Most importantly, the acts of an attorney are directly attributable to and binding on the client.  Greenville Income Partners v. Holman, 308 S.C. 105, 107, 417 S.E.2d 107, 108 (Ct. App. 1992).  No mistake attributable to an attorney can be successfully used as a ground for relief, unless it would have been excusable if attributable to the client.  Simon v. Flowers, 231 S.C. 545, 551, 99 S.E.2d 391, 394 (1957).  As discussed above, Spivey represented Carolina First, just as he had represented B&B in the deed from the Trust.  He examined B&B’s title and he closed the loan.  Spivey knew of B&B’s agreement with the Trust, that counsel did not represent Walker at the initial closing, and that Walker was concerned about protecting his interest.  In addition, he knew B&B was responsible for purchasing the surety bond and that it failed to do so.  Yet, he recommended Blasco proceed with the loan and represented to Carolina First that its mortgage would have priority.  Unfortunately, Carolina First is bound by his mistake.  Greenville Income Partners, 308 S.C. at 107-08, 417 S.E.2d at 108.  Therefore, the trial judge had sufficient evidence before him to rescind the contract and set aside the deed.

III. Constructive Trust

Carolina First claims the trial judge erred in finding a constructive trust had been created because there was no evidence of fraud, bad faith, abuse of confidence, or a violation of a fiduciary duty, which would give rise to an obligation in equity to make restitution.  We disagree.

A constructive trust arises whenever one party has obtained money, which does not equitably belong to him, and which he cannot in good conscience retain or withhold from another, who is beneficially entitled to it.  Lollis v. Lollis, 291 S.C. 525, 529, 354 S.E.2d 559, 561 (1987) (citing Bank of Williston v.

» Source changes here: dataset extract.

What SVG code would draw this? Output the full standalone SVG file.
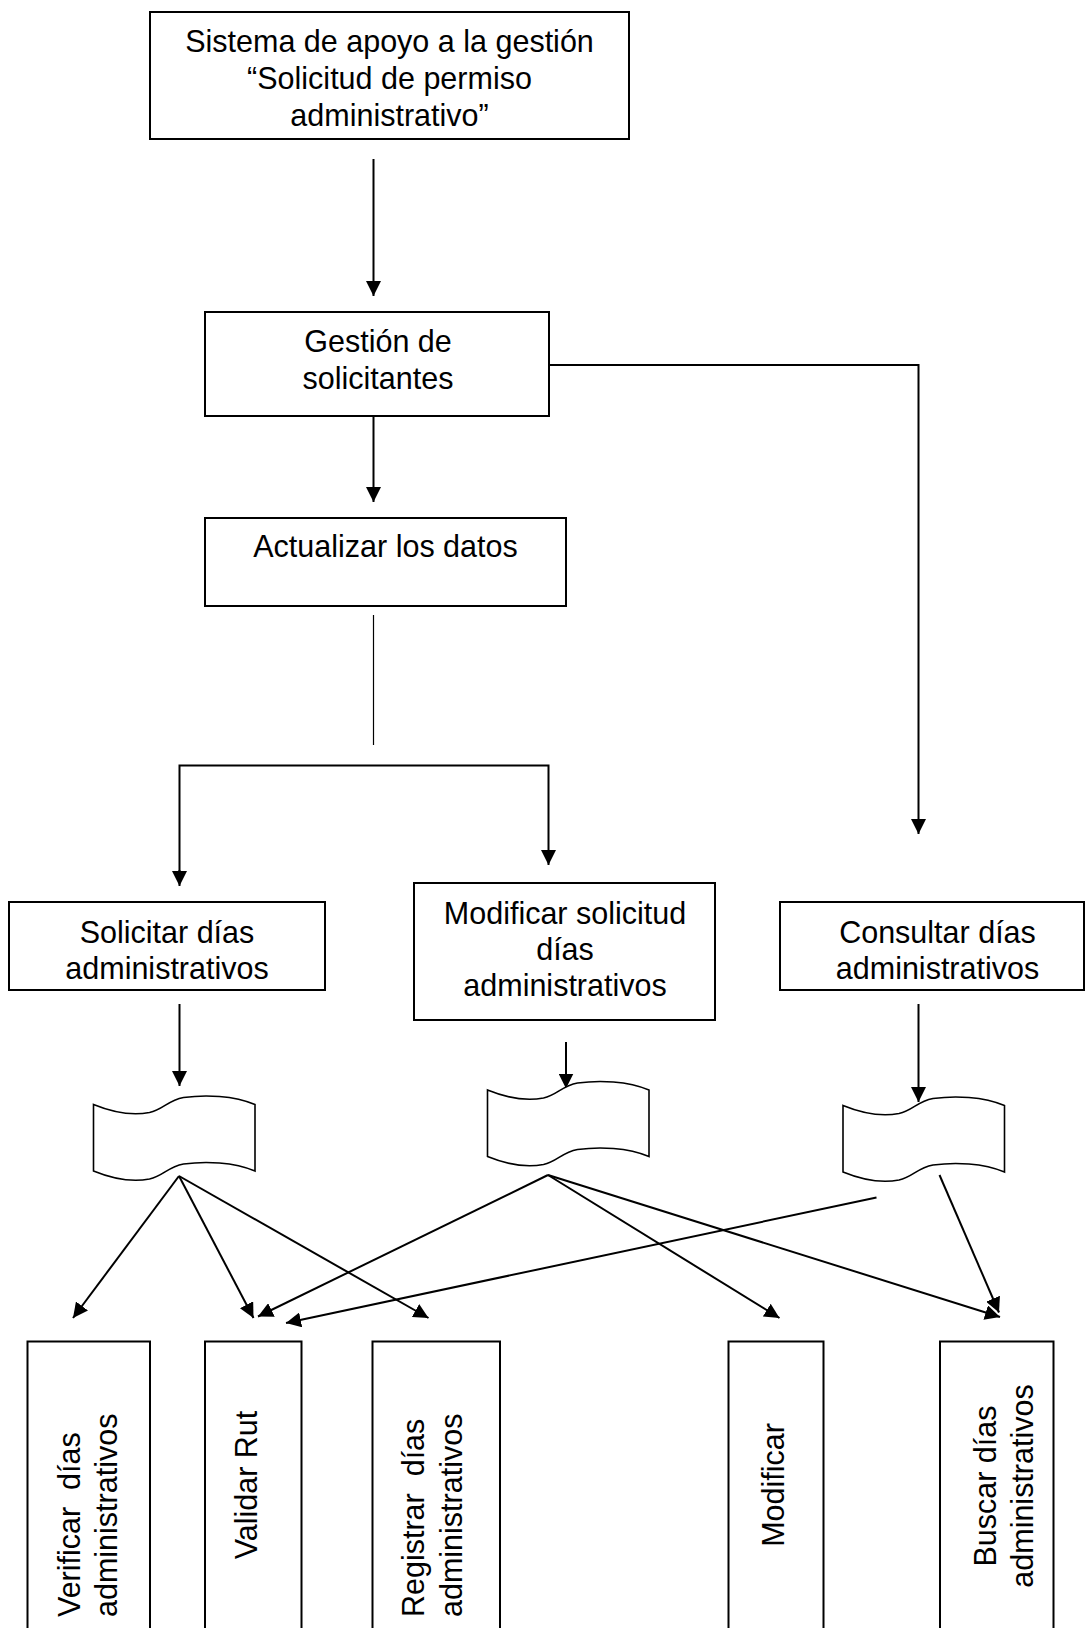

Alderman, 106 S.C. 386, 391, 91 S.E.2d 296, 297 (1917)).  Constructive trusts do not arise by agreement or from intention, but by operation of law with actual or constructive fraud as their essential element.  Id.  “Actual fraud is not necessary, but such trust will arise whenever the circumstances under which property was acquired make it inequitable that it should be retained by him who holds legal title.”  Bank of Williston, 106 S.C. at 391, 91 S.E.2d at 298.  The trial judge in Doe v. Roe, 323 S.C. 445, 452, 475 S.E.2d 783, 786-87 (Ct. App. 1996), found that duress, abuse of confidence, commission of a wrong, and “any form of unconscionable conduct, artifice, concealment, or questionable means” can create a constructive trust as well (emphasis added). 

Furthermore, “the trust arises and follows the property of its proceeds.”  Bank of Williston, 106 S.C. at 391, 91 S.E.2d at 298.  B&B acted unconscionably by not purchasing the surety bond, failing to convey the buildings or pay their worth as consideration for the contract.  This conduct created a trust, which follows the property in the lien to Carolina First.  Lastly, the trial judge had sufficient evidence of unconscionable conduct on the part of the attorney who represented both B&B and Carolina First.  In fact, before the lien agreement with Carolina First, Blasco reminded Spivey that there was no bond to protect Walker.  Blasco felt that Walker would be taken advantage of by the contract’s wording as interpreted by Carolina First because Blasco “didn’t have . . . [in] mind at all” that the Trust’s interests would not be protected if B&B never purchased the surety bond.  Spivey even admitted that “the purpose of the surety bond was to be in place at the time anyone else, other than B&B and Walker Development Trust, had an interest in that property.” 

IV. Equitable Lien

Carolina First claims that the trial judge erred when he concluded that an equitable lien was created because the parties did not intend the property to serve as security for the payment of the debt. 

Because we decided a constructive trust was created by the unconscionable conduct of B&B and Carolina First through its attorney, we need not address this issue. 

AFFIRMED.

ANDERSON and SHORT JJ., and CURETON A.J., concur.


[1] We decide this case without oral argument pursuant to Rule 215, SCACR.